Task brief |
Set out every line bearing the string "that".
---------- Task material ----------
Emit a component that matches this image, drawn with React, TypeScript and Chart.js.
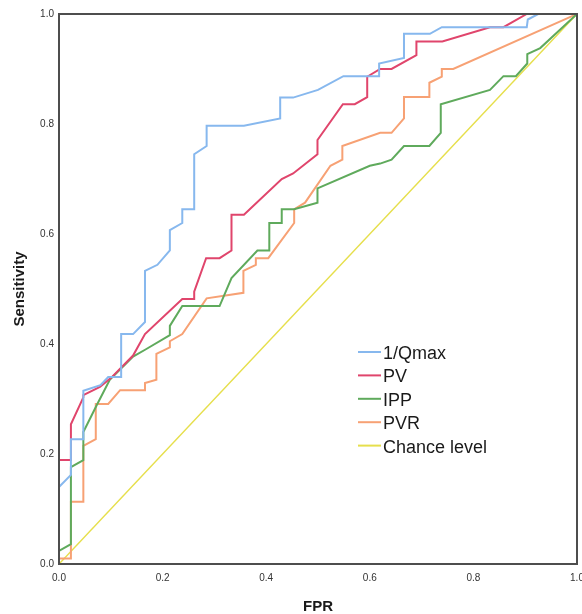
----------
---------- Task material ----------
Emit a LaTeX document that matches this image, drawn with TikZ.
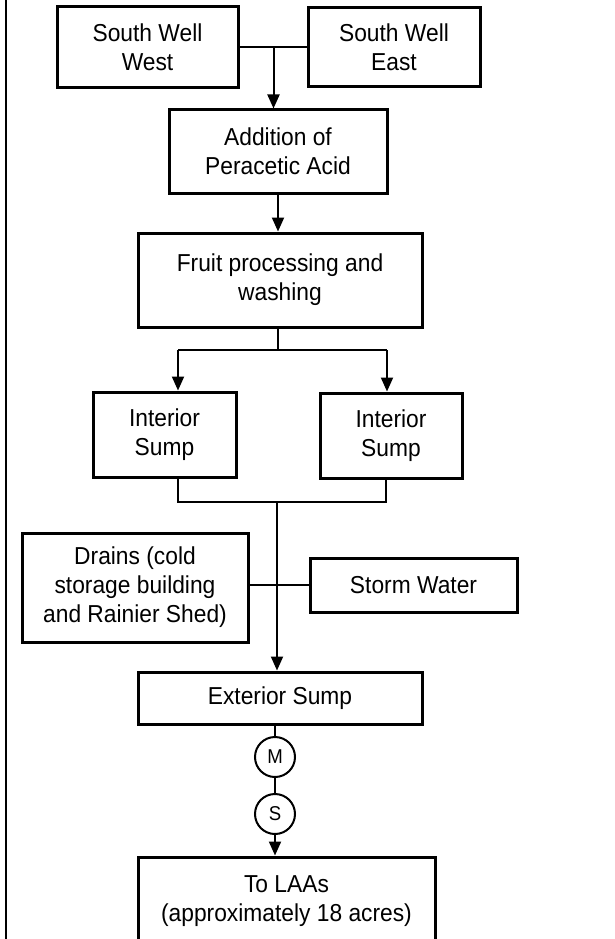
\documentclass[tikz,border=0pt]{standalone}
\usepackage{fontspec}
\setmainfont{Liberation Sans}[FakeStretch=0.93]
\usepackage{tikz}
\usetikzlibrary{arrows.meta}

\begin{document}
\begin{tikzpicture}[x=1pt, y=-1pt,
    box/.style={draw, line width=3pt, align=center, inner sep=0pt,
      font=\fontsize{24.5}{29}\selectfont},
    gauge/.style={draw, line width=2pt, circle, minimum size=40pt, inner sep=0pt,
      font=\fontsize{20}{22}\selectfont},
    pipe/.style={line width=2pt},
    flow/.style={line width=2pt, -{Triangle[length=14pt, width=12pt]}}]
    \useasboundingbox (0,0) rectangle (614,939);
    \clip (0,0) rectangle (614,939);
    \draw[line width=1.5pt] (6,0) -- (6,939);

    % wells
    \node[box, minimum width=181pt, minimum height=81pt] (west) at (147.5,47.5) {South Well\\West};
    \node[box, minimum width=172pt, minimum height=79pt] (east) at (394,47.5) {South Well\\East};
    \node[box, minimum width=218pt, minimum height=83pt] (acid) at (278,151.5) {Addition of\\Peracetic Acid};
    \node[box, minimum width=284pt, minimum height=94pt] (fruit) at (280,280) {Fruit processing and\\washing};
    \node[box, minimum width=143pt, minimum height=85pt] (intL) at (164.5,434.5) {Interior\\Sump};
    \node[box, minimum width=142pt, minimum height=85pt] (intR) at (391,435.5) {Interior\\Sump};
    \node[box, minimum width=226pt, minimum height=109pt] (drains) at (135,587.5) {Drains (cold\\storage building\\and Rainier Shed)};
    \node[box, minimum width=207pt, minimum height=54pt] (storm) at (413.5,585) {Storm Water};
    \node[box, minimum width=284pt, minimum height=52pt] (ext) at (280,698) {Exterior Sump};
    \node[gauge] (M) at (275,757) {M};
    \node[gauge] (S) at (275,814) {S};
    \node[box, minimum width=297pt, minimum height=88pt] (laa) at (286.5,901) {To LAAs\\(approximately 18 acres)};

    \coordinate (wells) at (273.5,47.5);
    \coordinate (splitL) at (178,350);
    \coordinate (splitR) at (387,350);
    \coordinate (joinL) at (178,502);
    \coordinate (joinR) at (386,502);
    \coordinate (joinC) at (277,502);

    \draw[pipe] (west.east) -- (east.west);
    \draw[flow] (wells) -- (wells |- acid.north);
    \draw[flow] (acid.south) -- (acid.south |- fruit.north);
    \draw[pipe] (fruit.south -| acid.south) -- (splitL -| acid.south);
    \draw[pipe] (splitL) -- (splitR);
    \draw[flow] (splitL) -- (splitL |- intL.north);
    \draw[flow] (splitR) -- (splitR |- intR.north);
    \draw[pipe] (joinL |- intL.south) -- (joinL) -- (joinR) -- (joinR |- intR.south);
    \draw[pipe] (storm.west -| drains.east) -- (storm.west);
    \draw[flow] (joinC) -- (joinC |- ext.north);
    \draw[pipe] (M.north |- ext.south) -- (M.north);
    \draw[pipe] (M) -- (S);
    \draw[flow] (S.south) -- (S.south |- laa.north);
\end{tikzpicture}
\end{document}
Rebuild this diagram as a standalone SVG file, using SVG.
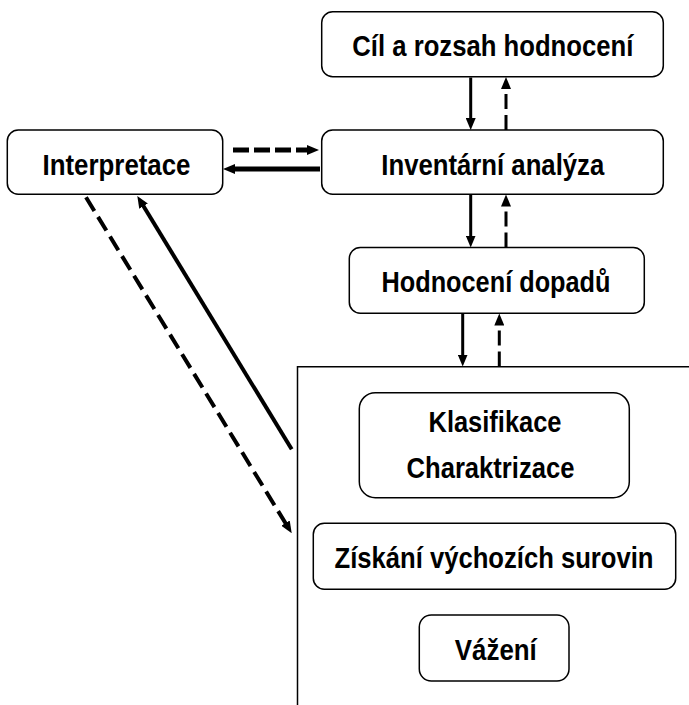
----------
---------- Task material ----------
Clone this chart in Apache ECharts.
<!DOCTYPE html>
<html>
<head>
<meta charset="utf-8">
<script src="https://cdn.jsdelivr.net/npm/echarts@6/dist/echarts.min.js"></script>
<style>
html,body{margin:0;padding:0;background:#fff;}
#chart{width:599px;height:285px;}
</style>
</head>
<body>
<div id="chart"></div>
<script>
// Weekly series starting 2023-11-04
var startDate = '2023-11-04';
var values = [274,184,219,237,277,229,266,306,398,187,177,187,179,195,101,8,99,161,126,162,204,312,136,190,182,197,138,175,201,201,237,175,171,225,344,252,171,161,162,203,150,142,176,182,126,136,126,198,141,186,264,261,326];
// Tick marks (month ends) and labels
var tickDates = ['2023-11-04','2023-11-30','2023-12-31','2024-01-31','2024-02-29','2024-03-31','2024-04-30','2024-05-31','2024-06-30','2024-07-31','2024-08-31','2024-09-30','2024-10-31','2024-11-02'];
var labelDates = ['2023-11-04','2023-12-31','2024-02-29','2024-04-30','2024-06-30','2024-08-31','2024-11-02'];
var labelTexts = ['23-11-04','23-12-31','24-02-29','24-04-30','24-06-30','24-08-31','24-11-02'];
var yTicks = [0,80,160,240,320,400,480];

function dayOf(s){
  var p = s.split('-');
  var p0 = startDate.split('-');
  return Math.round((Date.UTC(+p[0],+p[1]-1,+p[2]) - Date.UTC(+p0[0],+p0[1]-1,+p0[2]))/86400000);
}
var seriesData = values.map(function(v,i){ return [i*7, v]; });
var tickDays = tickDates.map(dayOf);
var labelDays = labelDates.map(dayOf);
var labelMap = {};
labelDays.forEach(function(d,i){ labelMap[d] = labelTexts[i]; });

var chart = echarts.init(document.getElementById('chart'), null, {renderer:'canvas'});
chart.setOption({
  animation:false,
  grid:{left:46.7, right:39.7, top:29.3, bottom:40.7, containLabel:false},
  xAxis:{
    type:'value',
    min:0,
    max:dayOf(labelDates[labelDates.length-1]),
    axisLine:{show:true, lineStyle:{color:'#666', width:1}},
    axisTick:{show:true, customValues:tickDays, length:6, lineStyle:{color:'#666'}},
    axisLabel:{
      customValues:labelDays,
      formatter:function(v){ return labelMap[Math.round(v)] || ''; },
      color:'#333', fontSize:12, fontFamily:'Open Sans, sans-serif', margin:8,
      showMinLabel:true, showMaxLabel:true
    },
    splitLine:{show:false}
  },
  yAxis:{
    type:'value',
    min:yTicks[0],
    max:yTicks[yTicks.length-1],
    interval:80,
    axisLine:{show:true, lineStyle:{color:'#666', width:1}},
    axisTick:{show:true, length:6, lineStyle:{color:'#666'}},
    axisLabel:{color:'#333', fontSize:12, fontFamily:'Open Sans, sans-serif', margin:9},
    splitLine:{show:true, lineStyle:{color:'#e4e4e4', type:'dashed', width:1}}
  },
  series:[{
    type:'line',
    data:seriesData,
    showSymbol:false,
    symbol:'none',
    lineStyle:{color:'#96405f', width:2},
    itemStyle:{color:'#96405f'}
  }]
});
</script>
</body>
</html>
----------
Correct output |
Emit a component that matches this image, drawn with React, TypeScript and Chart.js.
Emit a LaTeX document that matches this image, drawn with TikZ.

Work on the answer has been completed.